What went wrong at India's Yes Bank?

Written by || March 26 2020

Yes Bank, one of India's largest private lenders, posted a US$2.5 billion loss in the October-December period as non-performing assets surged to 19% from just 2% a year earlier. To stymie further deterioration, the Reserve Bank of India (RBI) stepped in and took over Yes Bank in February. The bank's founder, billionaire Rana Kapoor, was arrested and accused of money laundering and taking kickbacks. Kapoor denies the charges.

Yes Bank's downfall is a cautionary tale of what can happen when a lender in an ascendant emerging market gets too big too fast, while taking on excessive risk. Yes Bank was the most gung-ho of India's non-public lenders established in the past two decades. Deep-pocketed foreign investors liked its focus on growth, which helped Kapoor and his colleagues ensure a steady flow of funding.

In a March report, The Financial Times noted that Yes Bank engaged in some risky practices common among Indian banks in both the public and private sectors. Those included making large loans against collateral of uncertain value, for instance "personal guarantees" by tycoons.

At the same time, Yes introduced some unorthodox lending practices of its own. Besides interest rates, Yes also charged some borrowers one-time fees in exchange for extending loans. The fees were sometimes very high, but if borrowers agreed, Yes was, more often than not, willing extend credit to them. That likely encouraged the bank to take on some risky customers which may have been unable to get loans from Yes's competitors.

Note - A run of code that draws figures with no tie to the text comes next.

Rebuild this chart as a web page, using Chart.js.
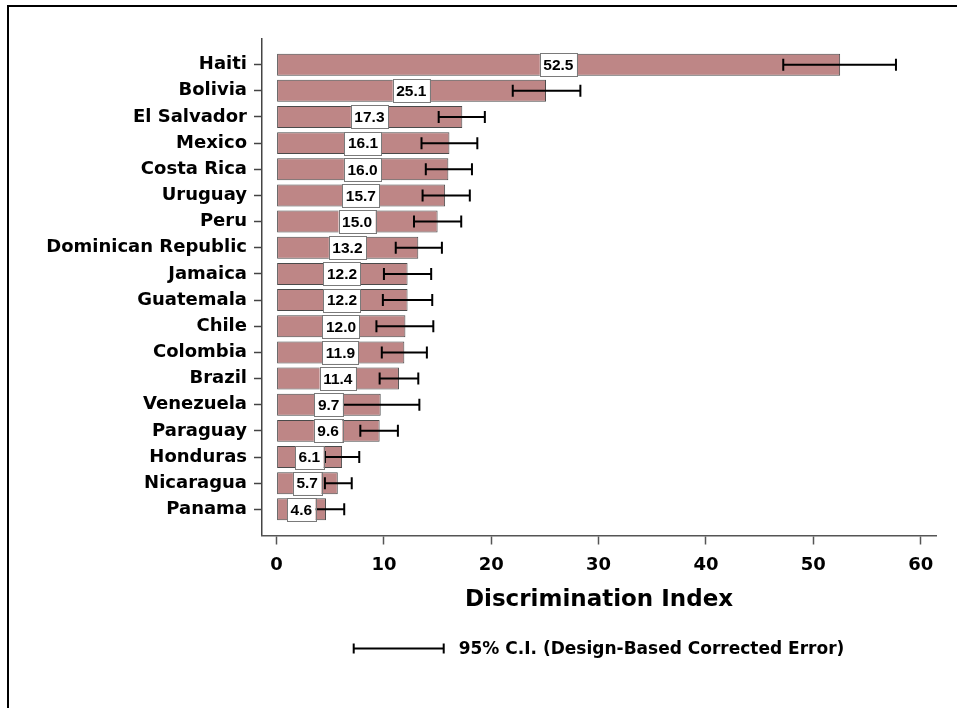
<!DOCTYPE html>
<html>
<head>
<meta charset="utf-8">
<title>Discrimination Index</title>
<script src="https://cdn.jsdelivr.net/npm/chart.js@4.4.0/dist/chart.umd.min.js"></script>
<style>
    html, body { margin: 0; padding: 0; background: #fff; }
    #wrap { position: relative; width: 957px; height: 708px; overflow: hidden; }
    #frame { position: absolute; left: 7px; top: 5px; width: 1200px; height: 1200px;
             border-left: 2.5px solid #000; border-top: 2.5px solid #000; }
    #discChart { position: absolute; left: 0; top: 0; }
</style>
</head>
<body>
<div id="wrap">
    <div id="frame"></div>
    <canvas id="discChart"></canvas>
</div>
<script>
// ==========================================
// DATA
// ==========================================
const countries = ['Haiti', 'Bolivia', 'El Salvador', 'Mexico', 'Costa Rica', 'Uruguay', 'Peru',
    'Dominican Republic', 'Jamaica', 'Guatemala', 'Chile', 'Colombia', 'Brazil', 'Venezuela',
    'Paraguay', 'Honduras', 'Nicaragua', 'Panama'];
const indexValues = [52.5, 25.1, 17.3, 16.1, 16.0, 15.7, 15.0, 13.2, 12.2, 12.2, 12.0, 11.9, 11.4, 9.7, 9.6, 6.1, 5.7, 4.6];
const ciLower = [47.2, 22.0, 15.1, 13.5, 13.9, 13.6, 12.8, 11.1, 10.0, 9.9, 9.3, 9.8, 9.6, 6.1, 7.8, 4.5, 4.5, 3.0];
const ciUpper = [57.7, 28.3, 19.4, 18.7, 18.2, 18.0, 17.2, 15.4, 14.4, 14.5, 14.6, 14.0, 13.2, 13.3, 11.3, 7.7, 7.0, 6.3];
const xTickValues = [0, 10, 20, 30, 40, 50, 60];
const axisTitle = 'Discrimination Index';
const legendText = '95% C.I. (Design-Based Corrected Error)';

const FONT = '"DejaVu Sans", "Liberation Sans", Arial, sans-serif';
Chart.defaults.font.family = FONT;
Chart.defaults.color = '#000';

// ==========================================
// ERROR BARS + VALUE BOXES
// ==========================================
const errorBarPlugin = {
    id: 'errorBars',
    afterDatasetsDraw(chart) {
        const ctx = chart.ctx;
        const x = chart.scales.x;
        const meta = chart.getDatasetMeta(0);
        ctx.save();

        ctx.strokeStyle = '#000';
        ctx.lineWidth = 2;
        meta.data.forEach((bar, i) => {
            const x1 = x.getPixelForValue(ciLower[i]);
            const x2 = x.getPixelForValue(ciUpper[i]);
            ctx.beginPath();
            ctx.moveTo(x1, bar.y); ctx.lineTo(x2, bar.y);
            ctx.moveTo(x1, bar.y - 6); ctx.lineTo(x1, bar.y + 6);
            ctx.moveTo(x2, bar.y - 6); ctx.lineTo(x2, bar.y + 6);
            ctx.stroke();
        });

        ctx.font = 'bold 15.5px "Liberation Sans", Arial, sans-serif';
        ctx.textAlign = 'center';
        ctx.textBaseline = 'middle';
        meta.data.forEach((bar, i) => {
            const label = indexValues[i].toFixed(1);
            const cx = x.getPixelForValue(indexValues[i] / 2);
            const w = ctx.measureText(label).width + 7;
            const h = 23;
            ctx.fillStyle = '#fff';
            ctx.fillRect(cx - w / 2, bar.y - h / 2, w, h);
            ctx.strokeStyle = '#7a7a7a';
            ctx.lineWidth = 1;
            ctx.strokeRect(Math.round(cx - w / 2) + 0.5, Math.round(bar.y - h / 2) + 0.5, Math.round(w), h);
            ctx.fillStyle = '#000';
            ctx.fillText(label, cx, bar.y + 1);
        });
        ctx.restore();
    }
};

// ==========================================
// C.I. LEGEND (centred under the plot area)
// ==========================================
const ciLegendPlugin = {
    id: 'ciLegend',
    afterDraw(chart) {
        const ctx = chart.ctx;
        const area = chart.chartArea;
        ctx.save();
        ctx.font = 'bold 17px ' + FONT;
        const textW = ctx.measureText(legendText).width;
        const symW = 90, gap = 15;
        const left = (area.left + area.right) / 2 - (symW + gap + textW) / 2;
        const y = chart.scales.x.bottom + 23;

        ctx.strokeStyle = '#000';
        ctx.lineWidth = 2;
        ctx.beginPath();
        ctx.moveTo(left, y); ctx.lineTo(left + symW, y);
        ctx.moveTo(left, y - 5); ctx.lineTo(left, y + 5);
        ctx.moveTo(left + symW, y - 5); ctx.lineTo(left + symW, y + 5);
        ctx.stroke();

        ctx.fillStyle = '#000';
        ctx.textAlign = 'left';
        ctx.textBaseline = 'middle';
        ctx.fillText(legendText, left + symW + gap, y + 1);
        ctx.restore();
    }
};

// ==========================================
// CHART
// ==========================================
function initDiscriminationChart() {
    const ctx = document.getElementById('discChart');
    if (!ctx) return;

    new Chart(ctx, {
        type: 'bar',
        data: {
            datasets: [{
                data: indexValues.map((v, i) => ({ x: v, y: i })),
                backgroundColor: 'rgb(190, 134, 134)',
                borderColor: '#4a4a4a',
                borderWidth: 1,
                borderSkipped: false,
                barPercentage: 0.84,
                categoryPercentage: 1
            }]
        },
        options: {
            indexAxis: 'y',
            responsive: false,
            animation: false,
            layout: {
                padding: { top: 38.5, right: 21, bottom: 82.5, left: 0 }
            },
            plugins: {
                legend: { display: false },
                tooltip: { enabled: false }
            },
            scales: {
                y: {
                    type: 'linear',
                    min: -1,
                    max: countries.length,
                    reverse: true,
                    offset: false,
                    afterBuildTicks: (scale) => {
                        scale.ticks = countries.map((c, i) => ({ value: i }));
                    },
                    afterFit: (scale) => { scale.width = 262; },
                    ticks: {
                        autoSkip: false,
                        padding: 7,
                        color: '#000',
                        font: { size: 18, weight: 'bold' },
                        callback: (value) => countries[value]
                    },
                    grid: {
                        offset: false,
                        drawOnChartArea: false,
                        tickLength: 8,
                        tickColor: '#444',
                        tickWidth: 1.5
                    },
                    border: { color: '#444', width: 1.5 }
                },
                x: {
                    type: 'linear',
                    min: -1.36,
                    max: 61.43,
                    afterBuildTicks: (scale) => {
                        scale.ticks = xTickValues.map(v => ({ value: v }));
                    },
                    afterFit: (scale) => { scale.height = 90; },
                    ticks: {
                        padding: 10,
                        color: '#000',
                        font: { size: 18, weight: 'bold' }
                    },
                    grid: {
                        drawOnChartArea: false,
                        tickLength: 9,
                        tickColor: '#555',
                        tickWidth: 1.5
                    },
                    border: { color: '#555', width: 1.5 },
                    title: {
                        display: true,
                        text: axisTitle,
                        color: '#000',
                        font: { size: 23, weight: 'bold' },
                        padding: { top: 8, bottom: 12 }
                    }
                }
            }
        },
        plugins: [errorBarPlugin, ciLegendPlugin]
    });
}

const canvas = document.getElementById('discChart');
canvas.width = 957;
canvas.height = 708;
initDiscriminationChart();
</script>
</body>
</html>
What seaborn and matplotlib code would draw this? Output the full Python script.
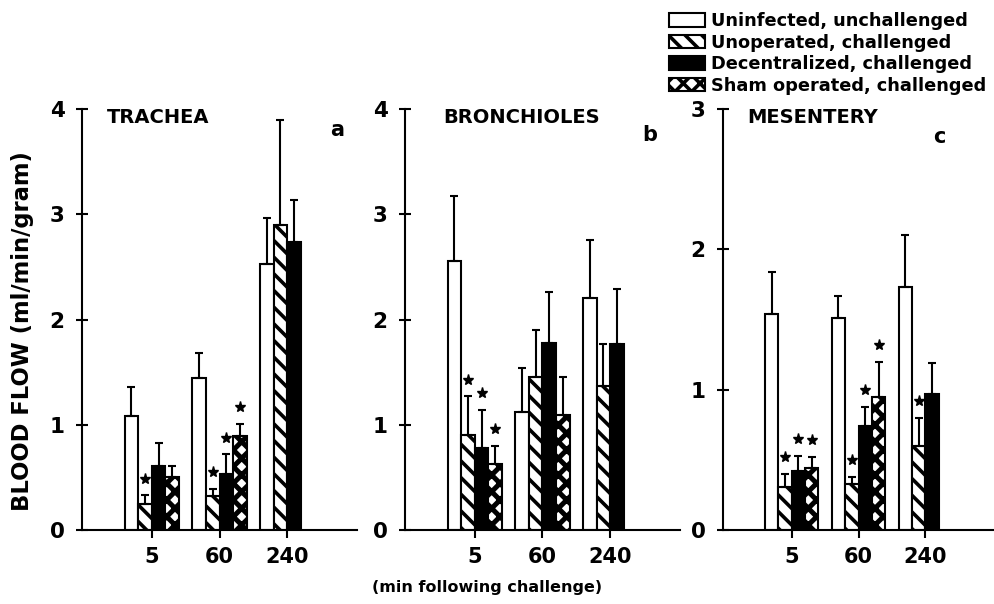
import numpy as np
import pandas as pd
import matplotlib
matplotlib.use("Agg")
import matplotlib.pyplot as plt
import matplotlib.patches as mpatches
import matplotlib.transforms as mtransforms
import seaborn as sns

# Categories
times = ["5", "60", "240"]
groups = ["Uninfected, unchallenged", "Unoperated, challenged",
          "Decentralized, challenged", "Sham operated, challenged"]

# Mean blood flow (rows = groups, cols = times)
trachea_mean = [[1.08, 1.44, 2.53],
                [0.25, 0.32, 2.90],
                [0.61, 0.53, 2.74],
                [0.50, 0.89, np.nan]]
trachea_err = [[0.28, 0.24, 0.43],
               [0.08, 0.07, 1.00],
               [0.22, 0.19, 0.40],
               [0.11, 0.12, np.nan]]
trachea_star = [[0, 0, 0], [1, 1, 0], [0, 1, 0], [0, 1, 0]]

bronch_mean = [[2.56, 1.12, 2.20],
               [0.90, 1.45, 1.37],
               [0.78, 1.78, 1.77],
               [0.63, 1.09, np.nan]]
bronch_err = [[0.61, 0.42, 0.56],
              [0.37, 0.45, 0.40],
              [0.36, 0.48, 0.52],
              [0.17, 0.36, np.nan]]
bronch_star = [[0, 0, 0], [1, 0, 0], [1, 0, 0], [1, 0, 0]]

mesent_mean = [[1.54, 1.51, 1.73],
               [0.31, 0.33, 0.60],
               [0.42, 0.74, 0.97],
               [0.44, 0.95, np.nan]]
mesent_err = [[0.30, 0.16, 0.37],
              [0.09, 0.05, 0.20],
              [0.11, 0.14, 0.22],
              [0.08, 0.25, np.nan]]
mesent_star = [[0, 0, 0], [1, 1, 1], [1, 1, 0], [1, 1, 0]]

panel_titles = ["TRACHEA", "BRONCHIOLES", "MESENTERY"]
panel_letters = ["a", "b", "c"]
panel_ymax = [4, 4, 3]

face_colors = ["white", "white", "black", "white"]
hatches = [None, "\\\\", None, "xx"]
hatch_lw = [None, 2.6, None, 3.6]

sns.set_style("ticks")
plt.rcParams["font.family"] = ["DejaVu Sans"]
plt.rcParams["font.weight"] = "bold"
for key in ["text.color", "axes.labelcolor", "xtick.color", "ytick.color",
            "axes.edgecolor", "hatch.color"]:
    plt.rcParams[key] = "black"
plt.rcParams["hatch.linewidth"] = 2.6


def style_patch(p, gi):
    if hatches[gi]:
        p.set_hatch(hatches[gi])
        if hasattr(p, "set_hatch_linewidth"):
            p.set_hatch_linewidth(hatch_lw[gi])


fig = plt.figure(figsize=(9.94, 6.04), dpi=100)
axes = [fig.add_axes([0.0825, 0.1225, 0.2767, 0.697]),
        fig.add_axes([0.4074, 0.1225, 0.2767, 0.697]),
        fig.add_axes([0.7274, 0.1225, 0.2726, 0.697])]

panels = [(trachea_mean, trachea_err, trachea_star),
          (bronch_mean, bronch_err, bronch_star),
          (mesent_mean, mesent_err, mesent_star)]

for k, (ax, (means, errs, stars)) in enumerate(zip(axes, panels)):
    df = pd.DataFrame(means, index=groups, columns=times)
    df = df.reset_index().melt(id_vars="index", var_name="time", value_name="flow")
    df = df.rename(columns={"index": "group"}).dropna()

    sns.barplot(data=df, x="time", y="flow", hue="group", order=times,
                hue_order=groups, palette=dict(zip(groups, face_colors)),
                saturation=1, edgecolor="black", linewidth=1.5,
                errorbar=None, width=0.8, legend=False, ax=ax)

    bar_conts = list(ax.containers)
    star_tr = mtransforms.offset_copy(ax.transData, fig=fig, y=12, units="points")
    for gi, cont in enumerate(bar_conts):
        for bar in cont:
            h = bar.get_height()
            if np.isnan(h):
                continue
            style_patch(bar, gi)
            xc = bar.get_x() + bar.get_width() / 2
            ti = int(round(xc))
            m = means[gi][ti]
            e = errs[gi][ti]
            ax.errorbar(xc, m, yerr=[[0], [e]], fmt="none", ecolor="black",
                        elinewidth=1.5, capsize=3, capthick=1.5, zorder=3)
            if stars[gi][ti]:
                ax.plot(xc, m + e, marker="*", ms=8, color="black",
                        transform=star_tr, zorder=4)

    ax.set_xlim(-1.03, 3.03)
    ax.set_ylim(0, panel_ymax[k])
    ax.set_yticks(range(panel_ymax[k] + 1))
    ax.set_xlabel("")
    ax.set_ylabel("")
    ax.tick_params(axis="y", direction="inout", length=9, width=1.5,
                   labelsize=15.5, pad=8)
    ax.tick_params(axis="x", direction="out", length=6, width=1.5,
                   labelsize=15, pad=6)
    for lab in ax.get_xticklabels() + ax.get_yticklabels():
        lab.set_fontweight("bold")
    sns.despine(ax=ax)
    for sp in ["left", "bottom"]:
        ax.spines[sp].set_linewidth(1.5)
    ax.text(0.09 if k != 1 else 0.138, 0.979, panel_titles[k], transform=ax.transAxes,
            fontsize=14, fontweight="bold", va="center", ha="left")

letter_pos = [(0.927, 0.95), (0.89, 0.938), (0.80, 0.933)]
for ax, letter, (lx, ly) in zip(axes, panel_letters, letter_pos):
    ax.text(lx, ly, letter, transform=ax.transAxes, fontsize=15,
            fontweight="bold", va="center", ha="center")

axes[0].set_ylabel("BLOOD FLOW (ml/min/gram)", fontsize=16.3, fontweight="bold")
axes[0].yaxis.set_label_coords(-0.175, 0.473)
fig.text(0.49, 0.027, "(min following challenge)", fontsize=11.5,
         fontweight="bold", ha="center", va="center")

handles = []
for gi, c in enumerate(face_colors):
    p = mpatches.Patch(facecolor=c, edgecolor="black", linewidth=1.5)
    style_patch(p, gi)
    handles.append(p)
fig.legend(handles, groups, loc="upper right", bbox_to_anchor=(0.992, 0.98),
           frameon=False, borderpad=0, borderaxespad=0, labelspacing=0.2,
           handlelength=2.0, handleheight=0.8, handletextpad=0.35,
           prop={"size": 12.8, "weight": "bold"})

fig.savefig("out.png", dpi=100)
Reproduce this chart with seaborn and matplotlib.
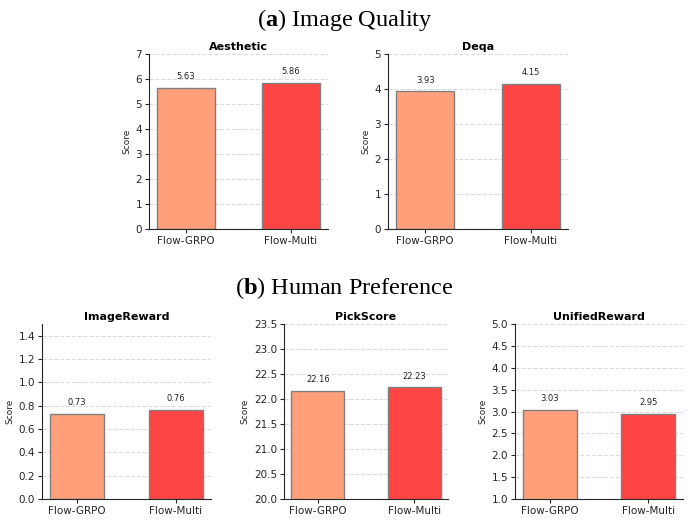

To be sure, Yes did not grow on the back of risky lending practices alone. The bank also made some savvy moves, in particular betting big on digital banking infrastructure. It was among the most proactive of Indian lenders in adopting the government's UPI interface for digital payments.

As India pushed cashless payments, "Yes Bank was there to cash in," wrote Sarika Kumar, a banking analyst and policy advisor for fintech firms, in a March commentary for The Diplomat. She noted that Walmart-backed PhonePe "pegged millions of dollar’s worth of transactions through the bank’s servers."

Meanwhile, Kapoor's arrest and the seizure of Yes by the RBI are the culmination of a deteriorating relationship between the bank and the Indian government. In December 2018, the RBI removed Kapoor from his position as Yes's chief executive, alleging that the lender failed to sufficiently report the number of bad loans on its books. Although the bank's new leadership raised US$270 million from investors, it was too little, too late.

It was not just bad loans that doomed Yes: The Indian economy is also rapidly decelerating. In late January, the IMF reduced its forecast for India's full-year GDP growth to 5.8% from 7% - and that was before the novel coronavirus outbreak that began in China in late 2019 became a pandemic affecting every continent but Antarctica. S&P Global Ratings lowered India's growth forecast to 5.2% in mid-March.

As a publicly traded traditional lender, Yes is in a very different situation than most of India's privately held fintech startups. Yet the lender's travails may hold one valuable lessons for the cash-burning fintechs: Bigger is not always better. Yes was previously a successful bank. It got into trouble after setting out to expand by virtually any means necessary, with risky lending a key part of its growth strategy.